Подспудно речь Путина в ООН полна оправданий и некой защитной агрессии, которая иногда выглядит комично: «Вынужден заметить, что в последнее время наш такой честный и прямой подход используется как предлог, чтобы обвинить Россию в растущих амбициях. Как будто у тех, кто говорит об этом, нет вообще никаких амбиций. Но суть не в амбициях России, уважаемые коллеги, а в том, что терпеть складывающееся в мире положение уже невозможно (выделено мной. — Н.П.)».

Такие заявления больше похожи на проявление обиды, вызванной длительным непониманием того, с кем ты как будто постоянно находишься в диалоге, чем на конструктивные предложения по решению мировых проблем.
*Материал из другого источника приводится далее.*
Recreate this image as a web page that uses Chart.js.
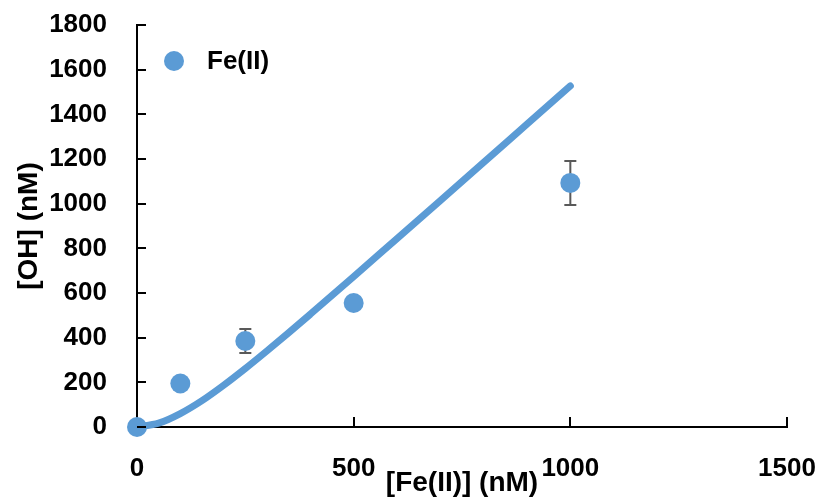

Говоря об этих проблемах, включая исламский терроризм и военное обострение на Ближнем Востоке, Путин посылает почтенному собранию «такой честный и прямой» сигнал о том, что недооценивать противника недальновидно и опасно: «Тем, кто действительно так поступает и так думает, хотел бы сказать: уважаемые господа, вы имеете дело, конечно, с очень жестокими людьми, но вовсе не с глупыми и не с примитивными, они не глупее вас, и еще неизвестно, кто кого использует в своих целях».

Мировым лидерам стоило бы прислушаться к его словам, и в борьбе за демократию и развитие учитывать путинское понимание реальности (тем более что тех, кто мыслит схожим образом, среди действующих глав государств немало). Путинское кредо можно кратко сформулировать так: «Никаких перемен!». Но, как верно заметил в одной из своих статей Владислав Иноземцев, «свобода важнее безопасности, а развитие — стабильности». Об этом важно помнить, внимая любым предложениям современных политиков о безопасном устройстве мира. Ведь то, что для них, в первую очередь, «вопрос легитимности государственной власти», «региональной и глобальной стабильности», — для нас, прежде всего, вопрос нашей личной и общественной свободы.